--- Start DATA SHOWN ---

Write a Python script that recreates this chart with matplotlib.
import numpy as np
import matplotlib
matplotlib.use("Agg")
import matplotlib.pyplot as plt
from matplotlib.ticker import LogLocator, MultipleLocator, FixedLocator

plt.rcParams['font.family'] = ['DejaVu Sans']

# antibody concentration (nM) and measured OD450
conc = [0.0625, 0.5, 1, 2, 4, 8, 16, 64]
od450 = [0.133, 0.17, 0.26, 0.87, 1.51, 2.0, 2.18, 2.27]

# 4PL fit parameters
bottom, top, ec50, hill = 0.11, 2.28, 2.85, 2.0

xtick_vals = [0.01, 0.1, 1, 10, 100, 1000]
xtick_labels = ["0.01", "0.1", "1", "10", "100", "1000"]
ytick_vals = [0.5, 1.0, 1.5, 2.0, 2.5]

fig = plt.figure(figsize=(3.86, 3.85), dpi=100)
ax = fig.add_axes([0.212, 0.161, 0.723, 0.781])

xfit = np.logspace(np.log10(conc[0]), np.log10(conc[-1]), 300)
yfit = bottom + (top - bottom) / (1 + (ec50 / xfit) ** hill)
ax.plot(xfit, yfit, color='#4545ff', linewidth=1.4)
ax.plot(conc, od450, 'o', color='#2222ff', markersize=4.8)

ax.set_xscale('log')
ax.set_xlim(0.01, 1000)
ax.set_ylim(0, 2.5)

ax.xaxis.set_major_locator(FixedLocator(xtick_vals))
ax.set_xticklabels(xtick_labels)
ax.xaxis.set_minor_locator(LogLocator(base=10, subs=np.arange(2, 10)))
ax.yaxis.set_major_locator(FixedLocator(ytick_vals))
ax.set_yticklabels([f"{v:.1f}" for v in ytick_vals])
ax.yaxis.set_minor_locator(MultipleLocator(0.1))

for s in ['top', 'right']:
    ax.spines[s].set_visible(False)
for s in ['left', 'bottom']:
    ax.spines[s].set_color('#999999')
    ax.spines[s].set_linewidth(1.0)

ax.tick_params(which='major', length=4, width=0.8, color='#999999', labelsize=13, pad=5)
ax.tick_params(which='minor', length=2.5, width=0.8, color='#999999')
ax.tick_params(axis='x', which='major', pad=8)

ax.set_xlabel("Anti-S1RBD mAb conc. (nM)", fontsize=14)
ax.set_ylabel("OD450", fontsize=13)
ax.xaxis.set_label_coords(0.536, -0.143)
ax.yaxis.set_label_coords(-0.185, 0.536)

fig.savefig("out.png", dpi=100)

--- End DATA SHOWN ---

WHAT TO WORK ON:
Starting with the first line of the data above, copy each line exactly until you reach the line with "ax.set_ylim(0, 2.5)"; include that line as well.

ANSWER TO THIS PROBLEM:
Write a Python script that recreates this chart with matplotlib.
import numpy as np
import matplotlib
matplotlib.use("Agg")
import matplotlib.pyplot as plt
from matplotlib.ticker import LogLocator, MultipleLocator, FixedLocator

plt.rcParams['font.family'] = ['DejaVu Sans']

# antibody concentration (nM) and measured OD450
conc = [0.0625, 0.5, 1, 2, 4, 8, 16, 64]
od450 = [0.133, 0.17, 0.26, 0.87, 1.51, 2.0, 2.18, 2.27]

# 4PL fit parameters
bottom, top, ec50, hill = 0.11, 2.28, 2.85, 2.0

xtick_vals = [0.01, 0.1, 1, 10, 100, 1000]
xtick_labels = ["0.01", "0.1", "1", "10", "100", "1000"]
ytick_vals = [0.5, 1.0, 1.5, 2.0, 2.5]

fig = plt.figure(figsize=(3.86, 3.85), dpi=100)
ax = fig.add_axes([0.212, 0.161, 0.723, 0.781])

xfit = np.logspace(np.log10(conc[0]), np.log10(conc[-1]), 300)
yfit = bottom + (top - bottom) / (1 + (ec50 / xfit) ** hill)
ax.plot(xfit, yfit, color='#4545ff', linewidth=1.4)
ax.plot(conc, od450, 'o', color='#2222ff', markersize=4.8)

ax.set_xscale('log')
ax.set_xlim(0.01, 1000)
ax.set_ylim(0, 2.5)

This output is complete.